I still like to use single layer decking for floors and they can work well if:
• You have dried or aged the decking so that it is as close as possible to the long term moisture content of the final house.
• You have figured out what you are going to do with any plumbing traps and such that will need to poke below the floor.
• You install preselected "straight" boards as tight as possible with generous use of the best fasteners (depends on the final finish of the floor).

Notes:
• Single layer floors are noisy. Carpet and pad above will help. This also allows face nailing of the decking.
• You have to expect that gaps in a single layer floor will open up and collect dirt, etc. You will not get the same quality as a plank floor laid on a plywood subfloor.

In some of those early OB experiments (damp wood manually assembled) the gaps opened up enough that you could see through some of the cracks between floors.  :-[
None of us are as smart as all of us.

Tennessee Pride(Guest)

Thanks for all of the suggestions. It sounds like a have a few options. The wood was cut over 1 year ago.
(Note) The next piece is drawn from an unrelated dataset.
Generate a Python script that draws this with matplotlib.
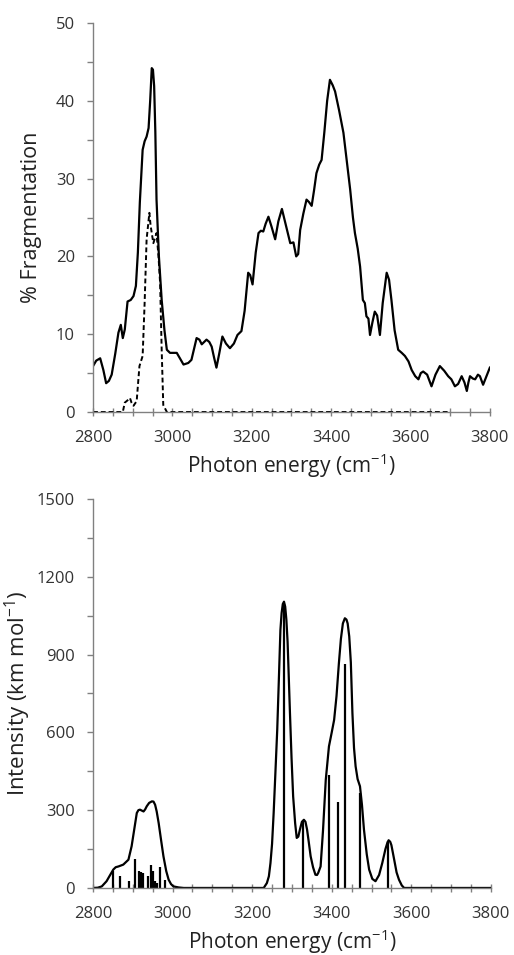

The mositure content is between 13-15%. The wood dried extemely straight and was stickered and dried very carefully. I used additional lumber that I cut to weigh down the these 2x's on the crib. This is a weekend cabin that will be maintained as a rustic retreat. I figure that I will have some gaps but the money I have saved by milling my own wood off-sets this. I took 80 true 2x6x12' to a local mill and had this made into T&G for $170. They did an awesome job on the milling. I was a little confused on how to nail since these boards were thicker than floor I have installed in the past. Again, thanks for all of the help. I believe that the tool descried in this thread is something I may invest in.